** Begin Available data **
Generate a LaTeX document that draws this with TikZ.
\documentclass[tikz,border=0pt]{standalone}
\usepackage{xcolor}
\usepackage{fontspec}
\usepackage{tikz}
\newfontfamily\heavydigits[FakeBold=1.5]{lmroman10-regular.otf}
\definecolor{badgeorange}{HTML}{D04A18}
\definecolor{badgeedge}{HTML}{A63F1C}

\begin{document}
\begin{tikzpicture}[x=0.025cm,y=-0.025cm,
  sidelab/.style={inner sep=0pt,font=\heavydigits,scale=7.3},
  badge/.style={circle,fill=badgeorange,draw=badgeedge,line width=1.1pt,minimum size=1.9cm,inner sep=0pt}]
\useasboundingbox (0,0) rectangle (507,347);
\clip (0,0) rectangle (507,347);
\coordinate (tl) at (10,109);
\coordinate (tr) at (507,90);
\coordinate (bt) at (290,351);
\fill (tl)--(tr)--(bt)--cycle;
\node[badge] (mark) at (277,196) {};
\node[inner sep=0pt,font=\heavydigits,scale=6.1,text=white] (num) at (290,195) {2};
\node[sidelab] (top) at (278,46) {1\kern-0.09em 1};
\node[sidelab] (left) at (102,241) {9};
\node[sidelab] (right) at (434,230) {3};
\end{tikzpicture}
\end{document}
** End Available data **
What is expected
Type the material above out again, exactly.

Complete response
Generate a LaTeX document that draws this with TikZ.
\documentclass[tikz,border=0pt]{standalone}
\usepackage{xcolor}
\usepackage{fontspec}
\usepackage{tikz}
\newfontfamily\heavydigits[FakeBold=1.5]{lmroman10-regular.otf}
\definecolor{badgeorange}{HTML}{D04A18}
\definecolor{badgeedge}{HTML}{A63F1C}

\begin{document}
\begin{tikzpicture}[x=0.025cm,y=-0.025cm,
  sidelab/.style={inner sep=0pt,font=\heavydigits,scale=7.3},
  badge/.style={circle,fill=badgeorange,draw=badgeedge,line width=1.1pt,minimum size=1.9cm,inner sep=0pt}]
\useasboundingbox (0,0) rectangle (507,347);
\clip (0,0) rectangle (507,347);
\coordinate (tl) at (10,109);
\coordinate (tr) at (507,90);
\coordinate (bt) at (290,351);
\fill (tl)--(tr)--(bt)--cycle;
\node[badge] (mark) at (277,196) {};
\node[inner sep=0pt,font=\heavydigits,scale=6.1,text=white] (num) at (290,195) {2};
\node[sidelab] (top) at (278,46) {1\kern-0.09em 1};
\node[sidelab] (left) at (102,241) {9};
\node[sidelab] (right) at (434,230) {3};
\end{tikzpicture}
\end{document}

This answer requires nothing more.